Leah McGrath Goodman: The global oil casino benefits only its players
Tensions in the Middle East and north Africa, we are told, lie behind the recent increase in global fuel prices, which Wednesday hit a 2 ½-year high, writes Goodman, author of ‘The Asylum: The Renegades Who Hijacked The World’s Oil Market’. Yet while Brent crude this week stayed above $120 a barrel, in Tripoli petrol hovered at around 34p a gallon. And that is not a typo. The popular reason for why those closest to the fighting, in this case, suffer less than those farther afield, is Libya’s hefty subsidies. The less popular reason is that world energy markets have been carefully designed to profit from the slightest supply hiccup, even if there is little evidence of actual shortages.
Editorial comment: Banks 1, Portugal 0
Another eurozone country has been humbled by its banks. Earlier this week, Portugal’s banks were threatening a bond-buyers’ go-slow unless the caretaker government sought financial help from other European Union countries. After being beaten up in Wednesday’s debt auction, Lisbon has waved the white flag. The country’s caretaker leaders have now admitted that Portugal will need outside help. There is no denying that Portugal faces deep problems.
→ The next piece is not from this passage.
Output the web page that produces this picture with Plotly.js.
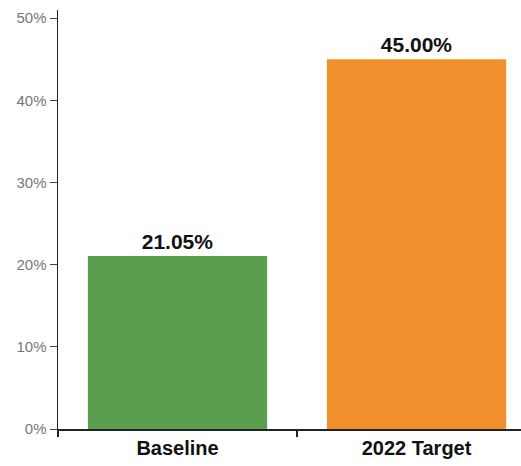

The yield on the country’s five-year bonds had touched 10 per cent. On Wednesday, it was forced to pay 5.9 per cent simply to secure one-year money.
Richard Waters: No choice but to chase the ‘high-tech hellhounds’
Business is personal, says the FT’s Waters . It doesn’t matter if you’re the boss of a struggling start-up or a multibillionaire, there are often grudges to be born and scores to settle. That thought sprang to mind last week when it emerged that Paul Allen, co-founder of Microsoft, decided to air some dirty linen about his relationship with Bill Gates. His claims about how his one-time partner tried to squeeze him out of his share of Microsoft, in a memoir to be published this month, convey the distinct sense Mr Allen had been waiting a long time to get things off his chest.